*SUPPLIED DATA:*

* BEGIN *

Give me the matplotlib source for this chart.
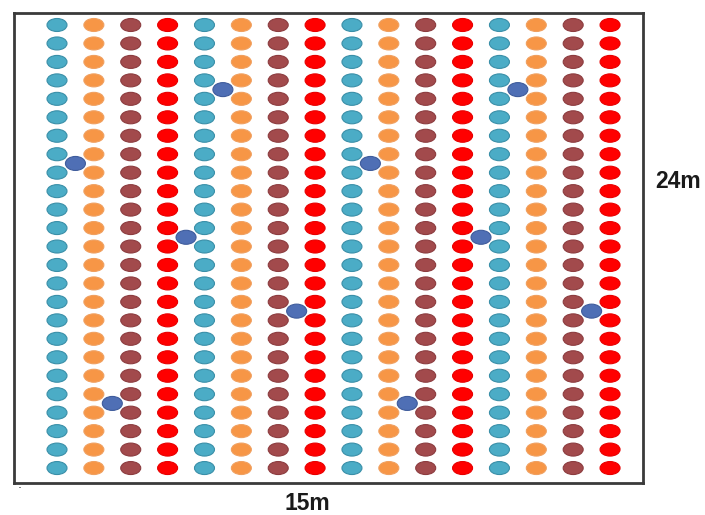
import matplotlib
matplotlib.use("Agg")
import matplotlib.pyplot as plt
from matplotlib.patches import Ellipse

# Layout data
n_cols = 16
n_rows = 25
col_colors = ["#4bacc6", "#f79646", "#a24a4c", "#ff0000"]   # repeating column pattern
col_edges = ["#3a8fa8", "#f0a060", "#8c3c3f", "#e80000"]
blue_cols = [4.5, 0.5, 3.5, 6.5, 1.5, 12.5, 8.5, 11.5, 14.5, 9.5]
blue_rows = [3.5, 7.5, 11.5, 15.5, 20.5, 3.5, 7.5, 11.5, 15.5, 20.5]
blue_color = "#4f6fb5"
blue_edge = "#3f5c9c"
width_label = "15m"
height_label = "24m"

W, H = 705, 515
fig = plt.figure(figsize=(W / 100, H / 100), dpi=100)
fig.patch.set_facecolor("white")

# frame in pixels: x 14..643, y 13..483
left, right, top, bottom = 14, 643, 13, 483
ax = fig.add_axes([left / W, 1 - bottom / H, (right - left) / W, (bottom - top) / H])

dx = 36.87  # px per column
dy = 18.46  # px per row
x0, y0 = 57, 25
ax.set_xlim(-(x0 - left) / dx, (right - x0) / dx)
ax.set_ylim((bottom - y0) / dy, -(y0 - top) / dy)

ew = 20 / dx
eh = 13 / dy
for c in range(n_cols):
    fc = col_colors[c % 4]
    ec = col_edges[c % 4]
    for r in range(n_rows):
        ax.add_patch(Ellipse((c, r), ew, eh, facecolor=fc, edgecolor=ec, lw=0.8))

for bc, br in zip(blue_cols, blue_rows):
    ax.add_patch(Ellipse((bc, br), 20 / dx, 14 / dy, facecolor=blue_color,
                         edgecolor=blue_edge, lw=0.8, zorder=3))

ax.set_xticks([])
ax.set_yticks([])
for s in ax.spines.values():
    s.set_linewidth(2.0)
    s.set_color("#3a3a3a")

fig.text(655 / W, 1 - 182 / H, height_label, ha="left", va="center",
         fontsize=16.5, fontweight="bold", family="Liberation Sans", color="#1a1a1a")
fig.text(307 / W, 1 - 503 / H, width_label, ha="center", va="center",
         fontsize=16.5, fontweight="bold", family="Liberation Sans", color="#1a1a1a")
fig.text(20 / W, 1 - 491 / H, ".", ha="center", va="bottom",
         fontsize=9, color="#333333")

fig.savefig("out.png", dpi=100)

* END *

*REQUEST:*
Check each line above for "matplotlib" and return the ones that have it.

*EXERCISE ANSWER:*
Give me the matplotlib source for this chart.
import matplotlib
matplotlib.use("Agg")
import matplotlib.pyplot as plt
from matplotlib.patches import Ellipse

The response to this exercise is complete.